Short task:
Please give the entries again in full and exactly, without any picture.

::: Entries shown :::

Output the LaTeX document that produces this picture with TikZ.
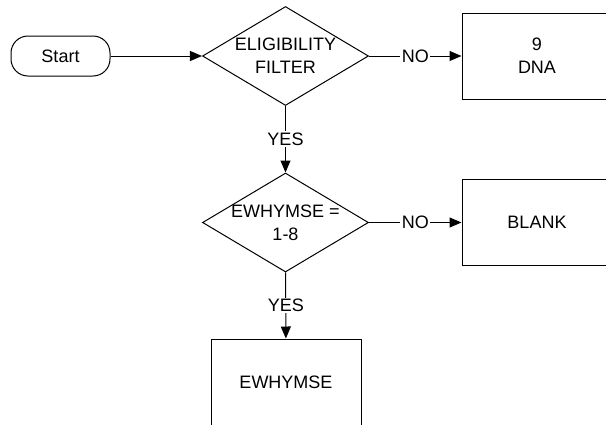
\documentclass[tikz,border=0pt]{standalone}
\usepackage{fontspec}
\setmainfont{Liberation Sans}
\usetikzlibrary{arrows.meta,shapes.geometric}
\begin{document}
\begin{tikzpicture}[x=1pt,y=-1pt,
  every node/.style={font=\fontsize{18}{23}\selectfont},
  base/.style={draw=black,line width=1pt},
  startbox/.style={base,rectangle,rounded corners=17pt,minimum width=99pt,minimum height=40pt,inner sep=0pt},
  decision/.style={base,diamond,minimum width=166pt,minimum height=99pt,inner sep=0pt},
  procbox/.style={base,rectangle,minimum width=150pt,minimum height=86pt,inner sep=0pt,align=center},
  txt/.style={align=center,inner sep=0pt},
  conn/.style={line width=1pt,-{Triangle[length=12pt,width=10pt]}},
  lbl/.style={fill=white,inner sep=1.5pt}
]
\useasboundingbox (0,0) rectangle (606,424);
\clip (0,0) rectangle (606,424);
\node[startbox] (start) at (60.5,56) {Start};
\node[decision] (d1) at (285.5,56) {};
\node[txt] (d1t) at (d1.center) {ELIGIBILITY\\FILTER};
\node[procbox] (dna) at (537,56) {9\\DNA};
\node[decision] (d2) at (285.5,222.5) {};
\node[txt] (d2t) at (d2.center) {EWHYMSE =\\1-8};
\node[procbox] (blank) at (537,222.5) {BLANK};
\node[procbox] (ew) at (286,382) {EWHYMSE};
\draw[conn] (start) -- (d1);
\draw[conn] (d1) -- node[lbl] (no1) {NO} (dna);
\draw[conn] (d1) -- node[lbl] (yes1) {YES} (d2);
\draw[conn] (d2) -- node[lbl] (no2) {NO} (blank);
\draw[conn] (d2) -- node[lbl] (yes2) {YES} (ew);
\end{tikzpicture}
\end{document}
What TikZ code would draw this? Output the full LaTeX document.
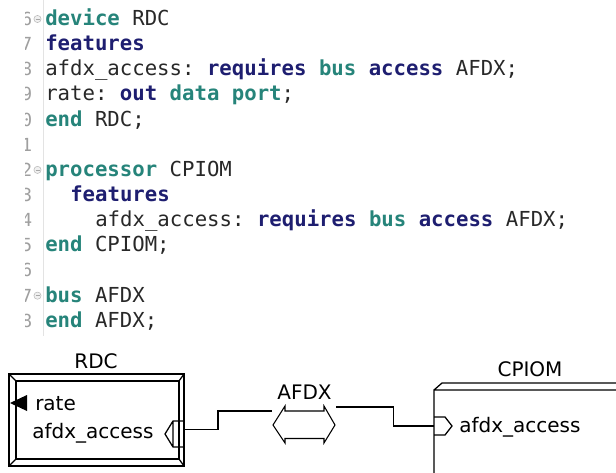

:::

Written response:
Output the LaTeX document that produces this picture with TikZ.
\documentclass[tikz,border=0pt]{standalone}
\usepackage{fontspec}
\setmainfont{Liberation Sans}
\usetikzlibrary{arrows.meta,shapes.geometric}
\begin{document}
\begin{tikzpicture}[x=1pt,y=-1pt,
  every node/.style={font=\fontsize{18}{23}\selectfont},
  base/.style={draw=black,line width=1pt},
  startbox/.style={base,rectangle,rounded corners=17pt,minimum width=99pt,minimum height=40pt,inner sep=0pt},
  decision/.style={base,diamond,minimum width=166pt,minimum height=99pt,inner sep=0pt},
  procbox/.style={base,rectangle,minimum width=150pt,minimum height=86pt,inner sep=0pt,align=center},
  txt/.style={align=center,inner sep=0pt},
  conn/.style={line width=1pt,-{Triangle[length=12pt,width=10pt]}},
  lbl/.style={fill=white,inner sep=1.5pt}
]
\useasboundingbox (0,0) rectangle (606,424);
\clip (0,0) rectangle (606,424);
\node[startbox] (start) at (60.5,56) {Start};
\node[decision] (d1) at (285.5,56) {};
\node[txt] (d1t) at (d1.center) {ELIGIBILITY\\FILTER};
\node[procbox] (dna) at (537,56) {9\\DNA};
\node[decision] (d2) at (285.5,222.5) {};
\node[txt] (d2t) at (d2.center) {EWHYMSE =\\1-8};
\node[procbox] (blank) at (537,222.5) {BLANK};
\node[procbox] (ew) at (286,382) {EWHYMSE};
\draw[conn] (start) -- (d1);
\draw[conn] (d1) -- node[lbl] (no1) {NO} (dna);
\draw[conn] (d1) -- node[lbl] (yes1) {YES} (d2);
\draw[conn] (d2) -- node[lbl] (no2) {NO} (blank);
\draw[conn] (d2) -- node[lbl] (yes2) {YES} (ew);
\end{tikzpicture}
\end{document}
What TikZ code would draw this? Output the full LaTeX document.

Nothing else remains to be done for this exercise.